I remove enough soil to accommodate the full spread of the roots of each plant and make a soil mound at the bottom of the hole; the plant is set on this. I place the plant so that, when planting is complete, the bud-union is an inch or two above the bed level. In due time the soil will settle and the bud will rest at about ground level.

I carefully cover the roots with earth until the hole is almost filled. Then I’ll pour in a bucket or two of water. When the water drains off, I fill the hole with soil and form a mound the soil 8 inches high around the base of the plant. Many rose growers tramp down a half filled hole of soil with their foot. I don’t.
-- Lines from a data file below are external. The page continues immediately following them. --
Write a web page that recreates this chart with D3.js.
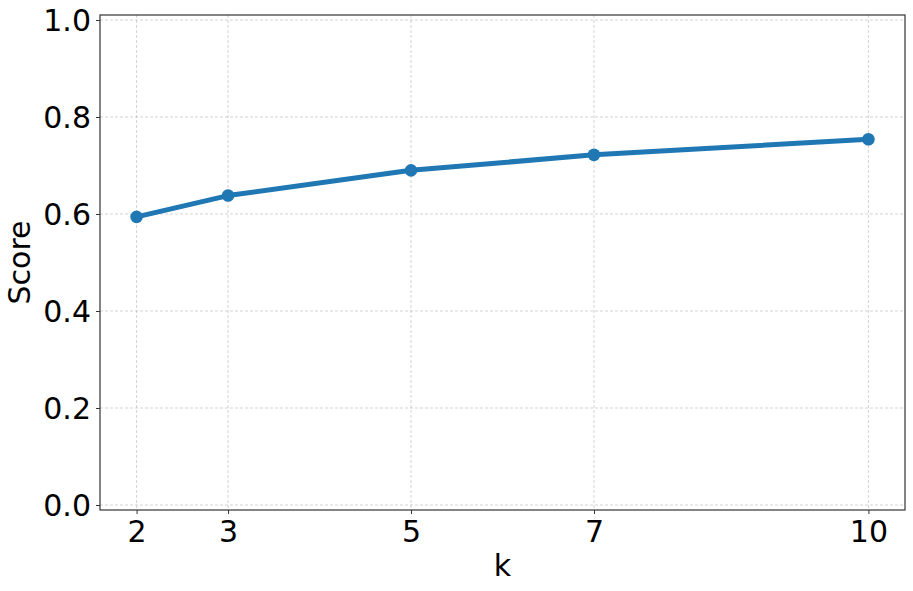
<!DOCTYPE html>
<html>
<head>
<meta charset="utf-8">
<script src="https://cdn.jsdelivr.net/npm/d3@7"></script>
<style>
  body { margin: 0; background: #fff; }
  text { font-family: "DejaVu Sans", sans-serif; fill: #000; }
</style>
</head>
<body>
<div id="chart"></div>
<script>
// donnees
var kValues = [2, 3, 5, 7, 10];
var scores = [0.594, 0.638, 0.690, 0.722, 0.754];
var yTicks = [0.0, 0.2, 0.4, 0.6, 0.8, 1.0];

var W = 913, H = 591;
var m = {left: 100, right: 8, top: 15, bottom: 81};

var svg = d3.select('#chart').append('svg').attr('width', W).attr('height', H);

var x = d3.scaleLinear().domain([1.6, 10.4]).range([m.left, W - m.right]);
var y = d3.scaleLinear().domain([-0.0103, 1.0103]).range([H - m.bottom, m.top]);

// grille pointillee
var grid = svg.append('g');
grid.selectAll('line.gx').data(kValues).enter().append('line')
    .attr('x1', function(d){ return x(d); }).attr('x2', function(d){ return x(d); })
    .attr('y1', m.top).attr('y2', H - m.bottom)
    .style('stroke', '#b0b0b0').style('stroke-opacity', 0.7)
    .style('stroke-width', 0.8).style('stroke-dasharray', '3,2');
grid.selectAll('line.gy').data(yTicks).enter().append('line')
    .attr('y1', function(d){ return y(d); }).attr('y2', function(d){ return y(d); })
    .attr('x1', m.left).attr('x2', W - m.right)
    .style('stroke', '#b0b0b0').style('stroke-opacity', 0.7)
    .style('stroke-width', 0.8).style('stroke-dasharray', '3,2');

// axes
var xAxis = svg.append('g').attr('transform', 'translate(0,' + (H - m.bottom) + ')')
    .call(d3.axisBottom(x).tickValues(kValues).tickSize(4).tickPadding(6).tickFormat(d3.format('d')));
var yAxis = svg.append('g').attr('transform', 'translate(' + m.left + ',0)')
    .call(d3.axisLeft(y).tickValues(yTicks).tickSize(4).tickPadding(5).tickFormat(d3.format('.1f')));
[xAxis, yAxis].forEach(function(a){
    a.select('.domain').remove();
    a.selectAll('line').style('stroke', '#333').style('stroke-width', 1);
    a.selectAll('text').style('font-size', '30px').style('font-family', '"DejaVu Sans", sans-serif');
});
xAxis.selectAll('text').attr('dy', '0.72em');
yAxis.selectAll('text').attr('dy', '0.36em');

// cadre
svg.append('rect')
    .attr('x', m.left).attr('y', m.top)
    .attr('width', W - m.right - m.left).attr('height', H - m.bottom - m.top)
    .style('fill', 'none').style('stroke', '#333').style('stroke-width', 1.2);

// courbe + points
var data = kValues.map(function(k, i){ return {k: k, v: scores[i]}; });
svg.append('path').datum(data)
    .attr('d', d3.line().x(function(d){ return x(d.k); }).y(function(d){ return y(d.v); }))
    .style('fill', 'none').style('stroke', '#1f77b4').style('stroke-width', 5)
    .style('stroke-linejoin', 'round').style('stroke-linecap', 'round');
svg.selectAll('circle.pt').data(data).enter().append('circle')
    .attr('cx', function(d){ return x(d.k); }).attr('cy', function(d){ return y(d.v); })
    .attr('r', 6.3).style('fill', '#1f77b4');

// titres des axes
svg.append('text').attr('x', (m.left + W - m.right) / 2).attr('y', 576)
    .attr('text-anchor', 'middle').style('font-size', '30px').text('k');
svg.append('text').attr('transform', 'translate(30,' + ((m.top + H - m.bottom) / 2) + ') rotate(-90)')
    .attr('text-anchor', 'middle').style('font-size', '30px').text('Score');
</script>
</body>
</html>
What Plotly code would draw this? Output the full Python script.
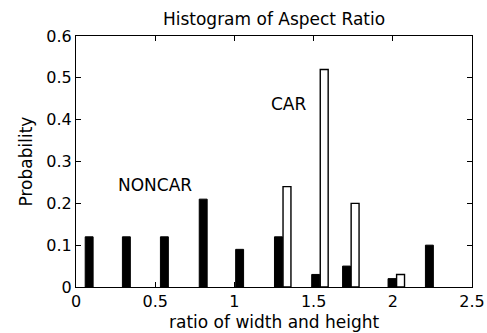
import plotly.graph_objects as go

bin_centers = [0.11, 0.345, 0.585, 0.83, 1.06, 1.305, 1.54, 1.735, 2.022, 2.258]
noncar = [0.12, 0.12, 0.12, 0.21, 0.09, 0.12, 0.03, 0.05, 0.02, 0.10]
car = [0, 0, 0, 0, 0, 0.24, 0.52, 0.20, 0.03, 0]

x_ticks = [0, 0.5, 1, 1.5, 2, 2.5]
x_tick_labels = ["0", "0.5", "1", "1.5", "2", "2.5"]
y_ticks = [0, 0.1, 0.2, 0.3, 0.4, 0.5, 0.6]
y_tick_labels = ["0", "0.1", "0.2", "0.3", "0.4", "0.5", "0.6"]

FONT = "DejaVu Sans, Liberation Sans, Arial, sans-serif"
FS = 17
TFS = 16

W, H = 487, 333
L, R, T, B = 76, 15, 36, 46
plot_h = H - T - B
plot_w = W - L - R

fig = go.Figure()
fig.add_trace(go.Bar(
    x=bin_centers, y=noncar, name="NONCAR",
    width=0.05, offset=-0.052,
    marker=dict(color="black", line=dict(color="black", width=1)),
))
fig.add_trace(go.Bar(
    x=bin_centers, y=car, name="CAR",
    width=0.05, offset=0.002,
    marker=dict(color="white",
                line=dict(color="black", width=[1.4 if v > 0 else 0 for v in car])),
))

fig.add_annotation(x=0.499, y=0.244, text="NONCAR", showarrow=False,
                   xref="x", yref="y", font=dict(family=FONT, size=FS, color="black"))
fig.add_annotation(x=1.342, y=0.437, text="CAR", showarrow=False,
                   xref="x", yref="y", font=dict(family=FONT, size=FS, color="black"))
# axis titles
fig.add_annotation(x=0.5, y=-(322 - (H - B)) / plot_h, xref="paper", yref="paper",
                   text="ratio of width and height", showarrow=False,
                   xanchor="center", yanchor="middle",
                   font=dict(family=FONT, size=FS, color="black"))
fig.add_annotation(x=(25 - L) / plot_w, y=0.5, xref="paper", yref="paper",
                   text="Probability", showarrow=False, textangle=-90,
                   xanchor="center", yanchor="middle",
                   font=dict(family=FONT, size=FS, color="black"))

fig.update_layout(
    width=W, height=H,
    margin=dict(l=L, r=R, t=T, b=B, autoexpand=False),
    paper_bgcolor="white", plot_bgcolor="white",
    showlegend=False,
    barmode="overlay",
    title=dict(text="Histogram of Aspect Ratio", x=274/487, xanchor="center",
               y=1 - 19/333, yanchor="middle",
               font=dict(family=FONT, size=FS, color="black")),
    font=dict(family=FONT, size=FS, color="black"),
)
fig.update_xaxes(
    range=[0, 2.5], tickvals=x_ticks, ticktext=x_tick_labels,
    showgrid=False, zeroline=False, automargin=False,
    showline=True, linecolor="black", linewidth=1, mirror="ticks",
    ticks="inside", ticklen=5, tickcolor="black",
    tickfont=dict(family=FONT, size=TFS),
)
fig.update_yaxes(
    range=[0, 0.6], tickvals=y_ticks, ticktext=y_tick_labels,
    showgrid=False, zeroline=False, automargin=False,
    showline=True, linecolor="black", linewidth=1, mirror="ticks",
    ticks="inside", ticklen=5, tickcolor="black",
    tickfont=dict(family=FONT, size=TFS),
)

fig.write_html(
    "out.html",
    config={"displayModeBar": False},
    post_script="document.body.style.margin='0';document.body.style.overflow='hidden';",
)
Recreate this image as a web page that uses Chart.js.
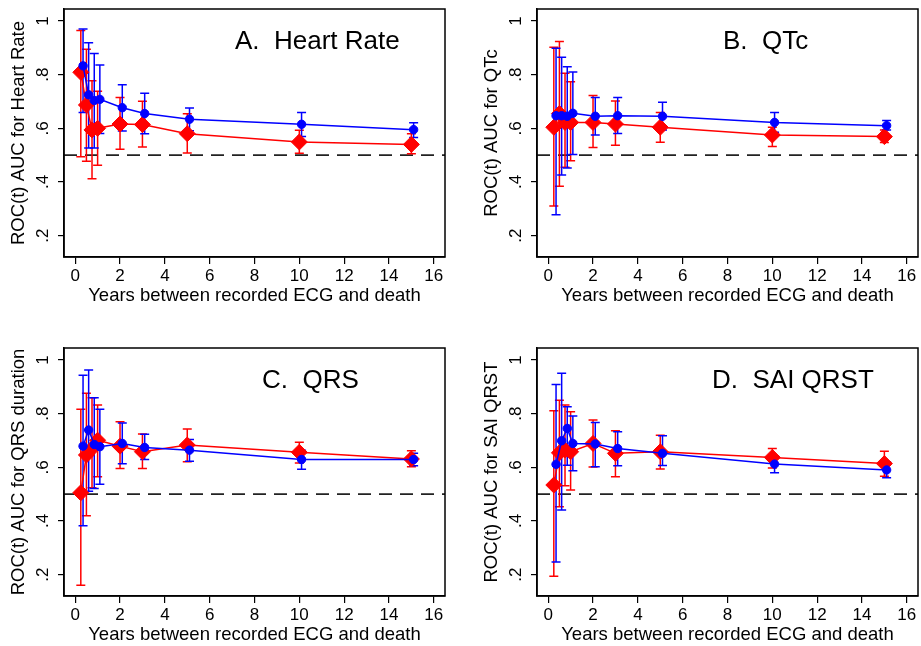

How Much Space Do Growing Roses Need?

If you want roses to give their best performance don’t start them off by coddling them. I prefer to space plants 24 inches apart in rows 30 inches apart. However due to limited space my plants enjoy a spacing about 18 inches apart.

I must admit this compact planting, together with the shade produced by the trees, does create a high horizon. This coaxes the plants upwards to produce somewhat longer flower stems than they would otherwise.

Most rose plants appreciate afternoon shade. Large trees in the proximity of rose beds should have the ground trenched between their trunks and the rose beds. Completely sever all tree roots directed toward rose plantings.